Emphasis is placed on developing a strong understanding of the course fundamentals, the capacity for independent and critical thinking, and the learning skills necessary for more advanced study. Daily homework is assigned to provide students with practice in working with new concepts, review of previously learned material, and structure in their learning process. Long­-term assignments are frequently broken down into several components. This level is placed by school recommendation only.

Students may enroll in online courses that provide college credit or take courses at local colleges and universities, including Cape Cod Community College. Students who complete these courses will receive high school credit on their JPII transcripts and college credit from the chosen institution.

As a further option, St. John Paul II School has partnered with Stonehill College to offer select 100- and 200-level courses, taught by Stonehill College faculty, and offered at JPII for JPII students.

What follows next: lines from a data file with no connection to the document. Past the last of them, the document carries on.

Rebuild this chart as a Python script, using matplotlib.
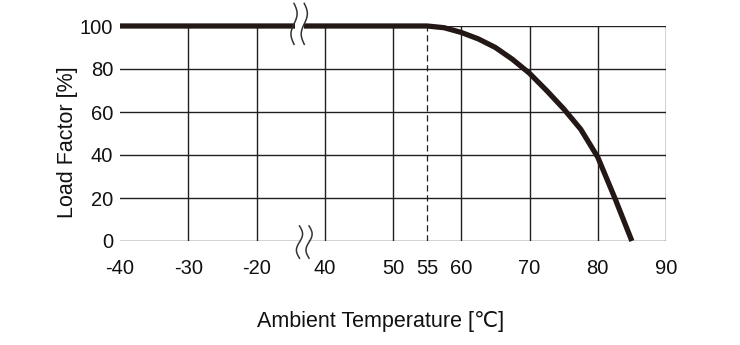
#!/usr/bin/env python3

import numpy as np
import matplotlib.pyplot as plt

plt.rcParams['font.family'] = ['Liberation Sans', 'DejaVu Sans']

INK = "#231f20"
CURVE = "#231815"

# derating curve
temps = [-40, 55, 57.5, 60, 62.5, 65, 67.5, 70, 72.5, 75, 77.5, 80, 82.5, 85]
load = [100, 100, 99.2, 97, 94, 90, 84.5, 78, 70, 61.5, 52, 39, 20, 0]

xticks = [-40, -30, -20, 40, 50, 55, 60, 70, 80, 90]
xgrid = [-30, -20, 40, 50, 60, 70, 80, 90]
yticks = [0, 20, 40, 60, 80, 100]
knee = 55

# axis is broken between -20 and 40: shift the right part by 50
SHIFT = 50


def tx(x):
    x = np.asarray(x, dtype=float)
    return np.where(x <= -20, x, x - SHIFT)


fig = plt.figure(figsize=(7.4, 3.45), dpi=100)
ax = fig.add_axes([120 / 740, 1 - 241 / 345, 546 / 740, 215 / 345])

ax.set_xlim(-40, 40)
ax.set_ylim(0, 100)
for s in ax.spines.values():
    s.set_visible(False)

# grid
for y in yticks:
    ax.axhline(y, color=INK, lw=1.0, zorder=1)
for x in xgrid:
    ax.axvline(tx(x), color=INK, lw=1.0, zorder=1)
ax.plot([tx(knee)] * 2, [0, 100], color=INK, lw=0.9, ls=(0, (5, 3)), zorder=1)

ax.plot(tx(temps), load, color=CURVE, lw=3.8, solid_capstyle='butt',
        clip_on=False, zorder=3)

ax.set_xticks(tx(xticks))
ax.set_xticklabels([str(v) for v in xticks])
ax.set_yticks(yticks)
ax.tick_params(length=0, labelsize=14.5, colors="#111111")
ax.tick_params(axis='x', pad=13)
ax.tick_params(axis='y', pad=5)

# break marks
u = np.linspace(0, 1, 40)
for yc, half, xs in [(101, 9.5, (-14.5, -13.0)), (-0.5, 7.5, (-13.7, -12.3))]:
    ax.fill_between([xs[0] + 0.1, xs[1] - 0.1], yc - 3, yc + 3, color="white",
                    zorder=4, clip_on=False, lw=0)
    for xc in xs:
        ax.plot(xc + 0.45 * np.sin(2 * np.pi * u), yc + half - 2 * half * u,
                color="#333333", lw=1.1, clip_on=False, zorder=5)

fig.text(68 / 740, 1 - 142 / 345, "Load Factor [%]", rotation=90,
         ha='center', va='center', fontsize=15.5, color="#111111")
fig.text(381 / 740, 1 - 322 / 345, "Ambient Temperature [℃]",
         ha='center', va='center', fontsize=15.5, color="#111111")

fig.savefig("out.png", dpi=100)
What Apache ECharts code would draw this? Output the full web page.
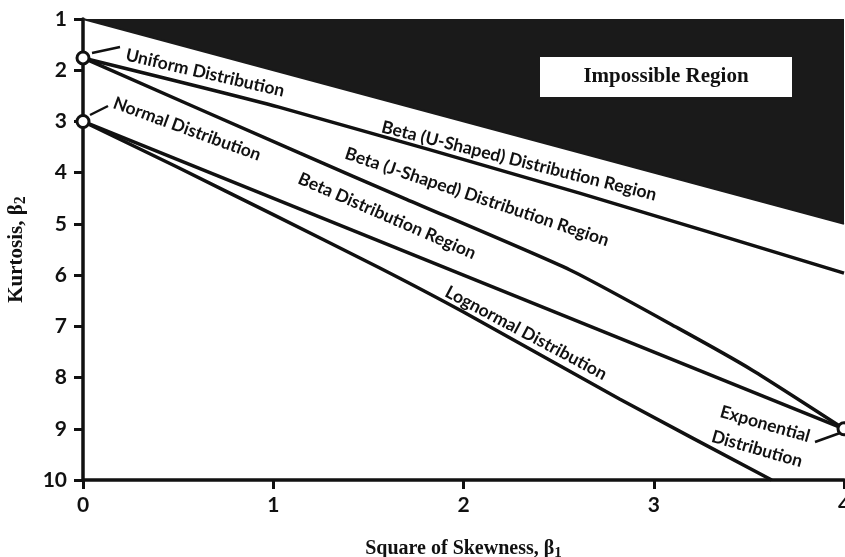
<!DOCTYPE html>
<html>
<head>
<meta charset="utf-8">
<script src="https://cdn.jsdelivr.net/npm/echarts@6/dist/echarts.min.js"></script>
<style>html,body{margin:0;padding:0;background:#fff}#c{width:845px;height:557px}</style>
</head>
<body>
<div id="c"></div>
<script>
// ---- data (square of skewness β1, kurtosis β2) ----
const xTicks = [0, 1, 2, 3, 4];
const yTicks = [1, 2, 3, 4, 5, 6, 7, 8, 9, 10];

const impossibleB1 = [0, 4];
const impossibleB2 = [1, 5];

const uShapeB1 = [0, 1.03, 2.61, 4];
const uShapeB2 = [1.76, 2.72, 4.40, 5.96];

const jShapeB1 = [0, 1.14, 1.70, 2.56, 3.13, 3.52, 4];
const jShapeB2 = [1.76, 3.62, 4.52, 5.90, 7.04, 7.86, 9];

const betaB1 = [0, 4];
const betaB2 = [3, 9];

const lognormB1 = [0, 0.5, 1, 1.56, 2, 2.82, 3.62];
const lognormB2 = [3, 3.9, 4.82, 5.86, 6.72, 8.42, 10];

const pointNames = ['Uniform', 'Normal', 'Exponential'];
const pointB1 = [0, 0, 4];
const pointB2 = [1.76, 3, 9];

const zip = (a, b) => a.map((v, i) => [v, b[i]]);

const LBL = 'bold 17.5px Lato';
const lineStyle = { color: '#111', width: 3.5 };

const chart = echarts.init(document.getElementById('c'));
chart.setOption({
  animation: false,
  grid: { left: 83, right: 1, top: 19, bottom: 77, containLabel: false, outerBoundsMode: 'none' },
  xAxis: {
    type: 'value', min: 0, max: 4, interval: 1,
    axisLine: { show: true, onZero: false, lineStyle: { color: '#111', width: 3.5 } },
    axisTick: { show: true, length: 9, lineStyle: { color: '#111', width: 3 } },
    axisLabel: { color: '#111', fontFamily: 'Lato', fontWeight: 'bold', fontSize: 21, margin: 15,
      formatter: v => xTicks.includes(v) ? String(v) : '' },
    splitLine: { show: false },
    name: 'Square of Skewness, β{sub|1}',
    nameLocation: 'middle', nameGap: 57,
    nameTextStyle: { color: '#111', fontFamily: 'Liberation Serif', fontWeight: 'bold', fontSize: 20,
      rich: { sub: { fontFamily: 'Liberation Serif', fontWeight: 'bold', fontSize: 15, verticalAlign: 'bottom', padding: [9, 0, 0, 0] } } }
  },
  yAxis: {
    type: 'value', min: 1, max: 10, interval: 1, inverse: true,
    axisLine: { show: true, onZero: false, lineStyle: { color: '#111', width: 3.5 } },
    axisTick: { show: true, length: 9, lineStyle: { color: '#111', width: 3 } },
    axisLabel: { color: '#111', fontFamily: 'Lato', fontWeight: 'bold', fontSize: 21, margin: 16,
      formatter: v => yTicks.includes(v) ? String(v) : '' },
    splitLine: { show: false },
    name: 'Kurtosis, β{sub|2}',
    nameLocation: 'middle', nameGap: 54, nameRotate: 90,
    nameTextStyle: { color: '#111', fontFamily: 'Liberation Serif', fontWeight: 'bold', fontSize: 21,
      rich: { sub: { fontFamily: 'Liberation Serif', fontWeight: 'bold', fontSize: 16, verticalAlign: 'bottom', padding: [9, 0, 0, 0] } } }
  },
  series: [
    { name: 'Impossible', type: 'line', data: zip(impossibleB1, impossibleB2), symbol: 'none',
      lineStyle: { color: '#1a1a1a', width: 2 }, areaStyle: { color: '#1a1a1a', opacity: 1, origin: 'start' }, z: 1 },
    { name: 'U', type: 'line', data: zip(uShapeB1, uShapeB2), symbol: 'none', smooth: 0.2, lineStyle },
    { name: 'J', type: 'line', data: zip(jShapeB1, jShapeB2), symbol: 'none', smooth: 0.2, lineStyle },
    { name: 'Beta', type: 'line', data: zip(betaB1, betaB2), symbol: 'none', lineStyle },
    { name: 'Lognormal', type: 'line', data: zip(lognormB1, lognormB2), symbol: 'none', smooth: 0.2, lineStyle },
    { name: 'Points', type: 'scatter', data: zip(pointB1, pointB2), symbol: 'circle', symbolSize: 12,
      itemStyle: { color: '#fff', borderColor: '#111', borderWidth: 3, opacity: 1 }, z: 5 }
  ],
  graphic: [
    { type: 'rect', shape: { x: 540, y: 57, width: 252, height: 40 }, style: { fill: '#fff' }, z: 10 },
    { type: 'text', x: 666, y: 77, z: 11, style: { text: 'Impossible Region', font: 'bold 21px "Liberation Serif"', fill: '#111', textAlign: 'center', textVerticalAlign: 'middle' } },
    { type: 'text', x: 205, y: 73, rotation: -13 * Math.PI / 180, z: 11, style: { text: 'Uniform Distribution', font: LBL, fill: '#111', textAlign: 'center', textVerticalAlign: 'middle' } },
    { type: 'text', x: 187, y: 129, rotation: -20 * Math.PI / 180, z: 11, style: { text: 'Normal Distribution', font: LBL, fill: '#111', textAlign: 'center', textVerticalAlign: 'middle' } },
    { type: 'text', x: 519, y: 161, rotation: -14 * Math.PI / 180, z: 11, style: { text: 'Beta (U-Shaped) Distribution Region', font: LBL, fill: '#111', textAlign: 'center', textVerticalAlign: 'middle' } },
    { type: 'text', x: 477, y: 197, rotation: -18.5 * Math.PI / 180, z: 11, style: { text: 'Beta (J-Shaped) Distribution Region', font: LBL, fill: '#111', textAlign: 'center', textVerticalAlign: 'middle' } },
    { type: 'text', x: 387, y: 216, rotation: -23.5 * Math.PI / 180, z: 11, style: { text: 'Beta Distribution Region', font: LBL, fill: '#111', textAlign: 'center', textVerticalAlign: 'middle' } },
    { type: 'text', x: 526, y: 333, rotation: -28 * Math.PI / 180, z: 11, style: { text: 'Lognormal Distribution', font: LBL, fill: '#111', textAlign: 'center', textVerticalAlign: 'middle' } },
    { type: 'text', x: 765, y: 424, rotation: -16 * Math.PI / 180, z: 11, style: { text: 'Exponential', font: LBL, fill: '#111', textAlign: 'center', textVerticalAlign: 'middle' } },
    { type: 'text', x: 757, y: 449, rotation: -16 * Math.PI / 180, z: 11, style: { text: 'Distribution', font: LBL, fill: '#111', textAlign: 'center', textVerticalAlign: 'middle' } },
    { type: 'line', shape: { x1: 92, y1: 53, x2: 120, y2: 47 }, style: { stroke: '#111', lineWidth: 2.5 }, z: 11 },
    { type: 'line', shape: { x1: 90, y1: 115, x2: 108, y2: 106 }, style: { stroke: '#111', lineWidth: 2.5 }, z: 11 },
    { type: 'line', shape: { x1: 815, y1: 442, x2: 840, y2: 433 }, style: { stroke: '#111', lineWidth: 2.5 }, z: 11 }
  ]
});
</script>
</body>
</html>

In the Fall semester, Introduction to Digital Media Production, a 200-level course, will present video principles and elements: camera, lighting, direction, editing, sound, and practice in video composition.

In the Spring semester, students may select Critical Introduction to Criminal Justice, which offers an introduction to the major institutions of criminal justice from a social scientific perspective. This course examines the structure and operation of police, courts, and corrections. Theories and concepts of sociology and other disciplines will be used to describe the workings of the criminal justice system and raise questions for critical analysis.